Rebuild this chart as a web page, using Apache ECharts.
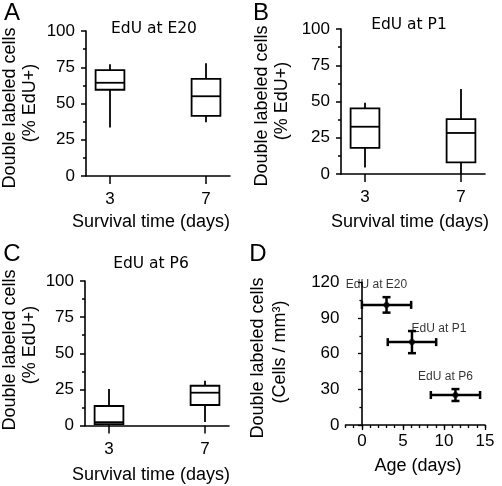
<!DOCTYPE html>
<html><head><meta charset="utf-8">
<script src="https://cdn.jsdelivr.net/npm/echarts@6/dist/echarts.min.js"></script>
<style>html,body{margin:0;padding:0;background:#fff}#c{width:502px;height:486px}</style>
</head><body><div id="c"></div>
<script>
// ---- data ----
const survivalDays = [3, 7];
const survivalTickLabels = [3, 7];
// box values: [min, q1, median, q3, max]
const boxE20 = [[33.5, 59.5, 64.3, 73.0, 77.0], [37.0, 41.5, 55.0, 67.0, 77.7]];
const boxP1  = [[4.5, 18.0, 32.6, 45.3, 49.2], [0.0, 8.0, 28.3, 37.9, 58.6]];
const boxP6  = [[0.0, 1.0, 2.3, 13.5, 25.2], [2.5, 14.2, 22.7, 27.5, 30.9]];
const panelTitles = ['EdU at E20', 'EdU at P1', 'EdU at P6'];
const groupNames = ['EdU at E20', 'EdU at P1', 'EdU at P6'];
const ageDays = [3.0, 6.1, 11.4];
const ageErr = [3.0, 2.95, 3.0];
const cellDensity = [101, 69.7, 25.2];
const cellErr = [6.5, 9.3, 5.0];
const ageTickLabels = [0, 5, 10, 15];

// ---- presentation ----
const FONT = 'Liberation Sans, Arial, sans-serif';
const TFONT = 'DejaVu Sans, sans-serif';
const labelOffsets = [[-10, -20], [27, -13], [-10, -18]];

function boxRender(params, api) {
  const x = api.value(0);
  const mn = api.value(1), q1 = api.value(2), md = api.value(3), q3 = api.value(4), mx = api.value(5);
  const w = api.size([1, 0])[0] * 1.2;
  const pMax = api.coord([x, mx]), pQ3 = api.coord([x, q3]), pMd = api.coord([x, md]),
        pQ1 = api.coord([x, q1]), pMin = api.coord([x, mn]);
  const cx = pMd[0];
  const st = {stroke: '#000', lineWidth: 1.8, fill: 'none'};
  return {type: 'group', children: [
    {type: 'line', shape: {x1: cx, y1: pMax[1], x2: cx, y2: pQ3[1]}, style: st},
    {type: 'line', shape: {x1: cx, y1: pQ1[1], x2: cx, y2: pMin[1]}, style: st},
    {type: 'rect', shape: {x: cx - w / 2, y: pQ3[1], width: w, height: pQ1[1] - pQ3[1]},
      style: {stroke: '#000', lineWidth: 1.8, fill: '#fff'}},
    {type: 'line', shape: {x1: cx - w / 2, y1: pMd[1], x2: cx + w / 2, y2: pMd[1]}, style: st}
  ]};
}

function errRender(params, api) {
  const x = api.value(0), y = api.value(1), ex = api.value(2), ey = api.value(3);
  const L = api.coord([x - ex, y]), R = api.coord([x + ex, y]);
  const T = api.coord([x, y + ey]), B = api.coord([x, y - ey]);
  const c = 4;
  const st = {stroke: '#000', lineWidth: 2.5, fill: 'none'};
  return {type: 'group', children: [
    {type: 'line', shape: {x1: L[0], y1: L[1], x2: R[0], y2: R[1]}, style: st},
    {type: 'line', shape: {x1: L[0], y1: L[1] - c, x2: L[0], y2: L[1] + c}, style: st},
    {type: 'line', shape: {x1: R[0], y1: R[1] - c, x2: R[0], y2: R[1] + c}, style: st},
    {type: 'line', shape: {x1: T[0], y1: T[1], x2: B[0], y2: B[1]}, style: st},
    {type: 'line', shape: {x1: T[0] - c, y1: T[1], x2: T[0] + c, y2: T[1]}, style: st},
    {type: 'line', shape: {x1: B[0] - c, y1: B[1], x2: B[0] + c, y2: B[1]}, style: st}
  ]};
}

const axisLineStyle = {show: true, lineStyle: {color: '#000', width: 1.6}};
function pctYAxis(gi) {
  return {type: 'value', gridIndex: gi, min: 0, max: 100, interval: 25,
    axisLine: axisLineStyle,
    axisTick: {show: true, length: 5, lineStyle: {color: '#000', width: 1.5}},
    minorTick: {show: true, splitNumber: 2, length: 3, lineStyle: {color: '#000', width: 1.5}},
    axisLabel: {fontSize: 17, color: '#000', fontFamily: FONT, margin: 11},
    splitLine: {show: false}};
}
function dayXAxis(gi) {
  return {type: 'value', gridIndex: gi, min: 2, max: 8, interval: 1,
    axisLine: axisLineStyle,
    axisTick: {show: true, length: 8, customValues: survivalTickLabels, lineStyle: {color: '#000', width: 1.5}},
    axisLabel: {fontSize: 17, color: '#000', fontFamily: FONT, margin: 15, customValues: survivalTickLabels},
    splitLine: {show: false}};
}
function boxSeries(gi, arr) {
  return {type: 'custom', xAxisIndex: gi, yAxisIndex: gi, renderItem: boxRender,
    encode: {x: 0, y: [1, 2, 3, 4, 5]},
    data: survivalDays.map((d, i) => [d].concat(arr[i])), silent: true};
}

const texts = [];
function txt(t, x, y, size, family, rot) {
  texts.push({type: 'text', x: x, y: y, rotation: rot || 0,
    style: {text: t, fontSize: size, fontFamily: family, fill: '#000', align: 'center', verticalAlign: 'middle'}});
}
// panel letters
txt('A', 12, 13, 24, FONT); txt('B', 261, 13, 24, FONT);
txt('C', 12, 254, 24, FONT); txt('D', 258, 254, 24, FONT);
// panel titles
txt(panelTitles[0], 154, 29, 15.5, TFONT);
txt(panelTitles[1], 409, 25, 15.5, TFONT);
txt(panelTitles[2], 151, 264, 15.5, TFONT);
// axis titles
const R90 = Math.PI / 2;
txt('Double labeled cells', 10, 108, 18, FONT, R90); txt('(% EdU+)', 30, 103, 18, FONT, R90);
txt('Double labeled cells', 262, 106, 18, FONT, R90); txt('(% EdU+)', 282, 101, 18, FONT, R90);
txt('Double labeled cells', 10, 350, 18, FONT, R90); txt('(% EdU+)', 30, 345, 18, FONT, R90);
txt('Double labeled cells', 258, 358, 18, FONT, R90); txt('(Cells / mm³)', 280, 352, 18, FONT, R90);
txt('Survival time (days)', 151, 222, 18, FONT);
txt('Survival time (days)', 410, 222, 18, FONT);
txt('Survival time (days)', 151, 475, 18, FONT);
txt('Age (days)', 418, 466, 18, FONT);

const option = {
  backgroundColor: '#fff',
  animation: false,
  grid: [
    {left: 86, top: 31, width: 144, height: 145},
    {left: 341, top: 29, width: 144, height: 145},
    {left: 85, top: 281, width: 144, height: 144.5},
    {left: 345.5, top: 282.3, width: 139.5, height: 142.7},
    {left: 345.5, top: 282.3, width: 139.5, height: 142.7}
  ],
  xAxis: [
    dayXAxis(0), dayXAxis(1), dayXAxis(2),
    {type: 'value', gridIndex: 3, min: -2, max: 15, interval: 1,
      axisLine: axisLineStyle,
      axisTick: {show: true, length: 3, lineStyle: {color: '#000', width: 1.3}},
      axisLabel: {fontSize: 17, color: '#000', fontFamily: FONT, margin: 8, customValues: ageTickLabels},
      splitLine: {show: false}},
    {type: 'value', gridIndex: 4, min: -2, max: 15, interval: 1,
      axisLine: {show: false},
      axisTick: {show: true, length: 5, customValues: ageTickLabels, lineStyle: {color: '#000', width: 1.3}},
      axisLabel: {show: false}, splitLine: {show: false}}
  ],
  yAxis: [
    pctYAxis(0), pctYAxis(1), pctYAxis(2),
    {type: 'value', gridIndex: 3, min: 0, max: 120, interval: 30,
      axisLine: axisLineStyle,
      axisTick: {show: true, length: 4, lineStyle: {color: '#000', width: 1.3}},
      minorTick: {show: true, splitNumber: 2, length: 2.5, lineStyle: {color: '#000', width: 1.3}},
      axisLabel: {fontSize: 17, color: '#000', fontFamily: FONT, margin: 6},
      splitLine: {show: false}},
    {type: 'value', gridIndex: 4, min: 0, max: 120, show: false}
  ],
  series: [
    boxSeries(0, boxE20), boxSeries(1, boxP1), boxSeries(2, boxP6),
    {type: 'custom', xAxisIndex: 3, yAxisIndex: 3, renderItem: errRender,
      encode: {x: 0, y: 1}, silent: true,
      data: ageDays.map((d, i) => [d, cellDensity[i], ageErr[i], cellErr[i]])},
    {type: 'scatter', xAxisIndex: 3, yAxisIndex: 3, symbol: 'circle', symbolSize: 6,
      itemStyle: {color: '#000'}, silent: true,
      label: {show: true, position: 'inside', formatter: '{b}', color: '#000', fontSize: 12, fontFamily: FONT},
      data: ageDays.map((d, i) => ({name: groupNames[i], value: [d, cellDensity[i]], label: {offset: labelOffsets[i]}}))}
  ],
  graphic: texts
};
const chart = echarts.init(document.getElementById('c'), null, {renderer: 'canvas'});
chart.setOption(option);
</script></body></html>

+ + + +

**THE PROBLEM**
Give again exactly the lines running from the beginning of the material above through the line that contains "const labelOffsets = [[-10, -20], [27, -13], [-10, -18]];", and leave out every picture.

**TASK ANSWER**
Rebuild this chart as a web page, using Apache ECharts.
<!DOCTYPE html>
<html><head><meta charset="utf-8">
<script src="https://cdn.jsdelivr.net/npm/echarts@6/dist/echarts.min.js"></script>
<style>html,body{margin:0;padding:0;background:#fff}#c{width:502px;height:486px}</style>
</head><body><div id="c"></div>
<script>
// ---- data ----
const survivalDays = [3, 7];
const survivalTickLabels = [3, 7];
// box values: [min, q1, median, q3, max]
const boxE20 = [[33.5, 59.5, 64.3, 73.0, 77.0], [37.0, 41.5, 55.0, 67.0, 77.7]];
const boxP1  = [[4.5, 18.0, 32.6, 45.3, 49.2], [0.0, 8.0, 28.3, 37.9, 58.6]];
const boxP6  = [[0.0, 1.0, 2.3, 13.5, 25.2], [2.5, 14.2, 22.7, 27.5, 30.9]];
const panelTitles = ['EdU at E20', 'EdU at P1', 'EdU at P6'];
const groupNames = ['EdU at E20', 'EdU at P1', 'EdU at P6'];
const ageDays = [3.0, 6.1, 11.4];
const ageErr = [3.0, 2.95, 3.0];
const cellDensity = [101, 69.7, 25.2];
const cellErr = [6.5, 9.3, 5.0];
const ageTickLabels = [0, 5, 10, 15];

// ---- presentation ----
const FONT = 'Liberation Sans, Arial, sans-serif';
const TFONT = 'DejaVu Sans, sans-serif';
const labelOffsets = [[-10, -20], [27, -13], [-10, -18]];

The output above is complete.